William Berkley
- Born: William Vaughan Berkley 14 June 1904 Cowfold, England
- Died: 19 May 1973 (aged 68) Shillingstone, England
- School: Fettes College

Rugby union career
- Position: Prop

Amateur team(s)
- Years: Team / Apps / (Points)
- 1924-26: Oxford University
- 1926-29: London Scottish

International career
- Years: Team / Apps / (Points)
- 1926-29: Scotland / 4 / (0)

= William Berkley (rugby union) =

Scotland international rugby union player

William Berkley (14 June 1904 - 19 May 1973) was a Scotland international rugby union player.

==Rugby union career==

===Amateur career===

Berkley played for Oxford University. He was given an 'Oxford Blue' for playing Cambridge University from 1924 to 1926.

After playing for Oxford he then moved to play for London Scottish.

His London Scottish and international career was curtailed by Berkley moving to the East, he returned on furlough to play in the 1929 Five Nations Championship and the Exiles side again.

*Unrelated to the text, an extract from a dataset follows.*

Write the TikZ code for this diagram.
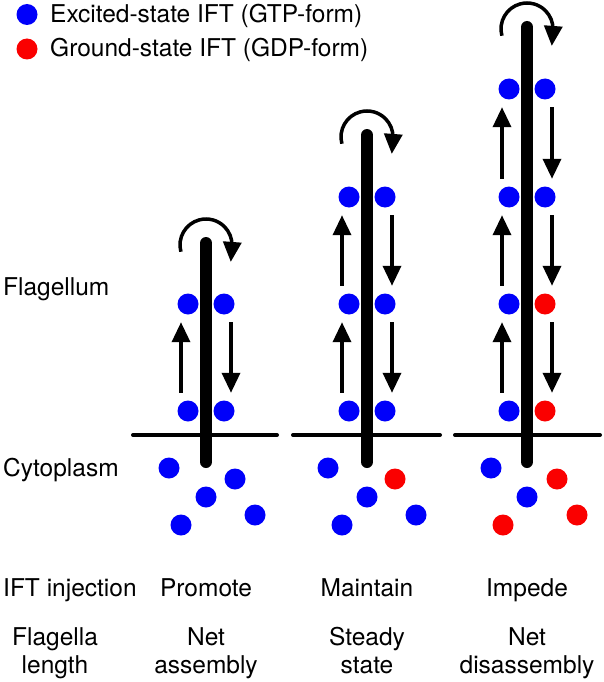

===International career===

The Scotsman newspaper of 21 December 1925 noted this on Berkley's call up to the Scotland squad:

As W . V . Berkley was not even called upon for the trial on Saturday, his inclusion came as a complete surprise. It was not generally known that he had a Scottish qualification. His qualification, however, is quite a sound one, and is on the maternal side. His father is a clergyman in England, and both father and son are Old Fettesians. He showed excellent form in the three matches which Oxford University have played in Scotland recently and proved the best of the Oxonian forwards.

He was capped 4 times by Scotland in the period 1926–29. He played in both the 1926 Five Nations Championship and the 1929 Five Nations Championship, both of which Scotland won.

His later selection in the 1928–29 season also caused a surprise. The Dundee Evening Telegraph of 9 January 1929 reporting:

Shortly after the team was published. I heard many comments on the matter, and these could summed up in three questions:— "Who this W. V. Berkley?"; "What club does Berkley belong to?"; and "Where has Berkley been?" No doubt these questions are reflected in the minds of the majority of Scottish Rugby enthusiasts, and the people cannot be blamed for their curiosity. Berkley played against France in 1926 but was immediately dropped, and even the wisest and most experienced of critics had no idea of forecasting him for a place in this year's team. He was an outstanding member of the Oxford University pack in seasons 1924-25-26; is now home from abroad, and on the last Saturday of December played for London Scottish. He has been chosen without playing in a single trial match, an experience which also befell him in 1926.

==Teaching career==

He became a headmaster in 1952 at The Downs Malvern, Colwall in Herefordshire, and stayed there till 1969.

==Family==

His father was the Reverend. Maurice Berkley (1872-1947), and his mother Grace McDonnell (1876-1957). They had 2 sons, including William, and 2 daughters.

William Berkley married Edith Greenstock (1908-1991) in India in 1936.

==Death==

He died at the age of 68 years old, not long after his retirement as a teacher. He is buried in Shillingstone Churchyard in Dorset.